Villa Caccia

Da quel poggio, col grandioso loggiato a due piani e il piramideggiare delle sue masse, coronata da una folta vegetazione arborea che l’apparta come in un’isola felice, la villa domina senza contrasto su Romagnano e la campagna circostante. La si raggiunge attraverso una strada tortuosa, cogliendone l’inaspettato rovescio: un cortile serrato fra le ali e le dipendenze che le prolungano, sbarrato da una quinta altissima e incombente, un grand’argine di quattro piani (i due ultimi corrispondenti ad una sottilissima manica semplice) concluso da un largo frontone e da un belvedere ottagonale. Ma appena se ne varca l’ingresso, attraverso portici, loggiati, finestre, è il paesaggio che trionfa a perdita d’occhio. La villa vive nel paesaggio e del paesaggio; ne fa la sua ragion d’essere. “

Franco Rosso, Antonelli architetto civile, in “Alessandro Antonelli 1798-1888”, Electa, Milano, 1989, p. 51

Dal poggio Monte Cucco Villa Caccia emerge, maestosa, attraverso la vegetazione del suo parco, quasi una guardiana alle porte della Valsesia. Sulle preesistenze di un convento cappuccino, Alessandro Antonelli è l’artefice, negli anni Quaranta dell’Ottocento, di questa grandiosa architettura neoclassica, residenza di campagna dei Conti Caccia di Romentino, tra le più cospicue famiglie della nobiltà novarese. Luogo di villeggiatura e di piacere, ma anche di lavoro: la villa è infatti sede di produzione vinicola. 

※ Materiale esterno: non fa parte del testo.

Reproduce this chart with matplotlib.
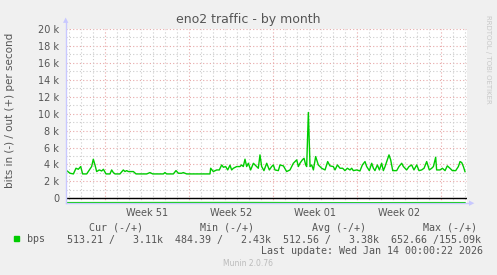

La famiglia Caccia si estingue nel 1940, con la morte, di Marco Antonio. La Villa passa quindi nelle mani della cugina Camilla Paulucci di Calboli e, per alcuni anni, diviene  sede di scuole. Nel 1962 Villa Caccia passa in proprietà di Leone Mira d’Ercole, il quale, dopo aver alienato i terreni agricoli, cederà al Comune nel 1983 la villa, ormai abbandonata e cadente, e il parco di 23.000 metri quadri.

Il Comune interviene a più riprese sulla struttura con interventi conservativi e, dal 2006, l’ala est è destinata a sede del Museo Storico Etnografico.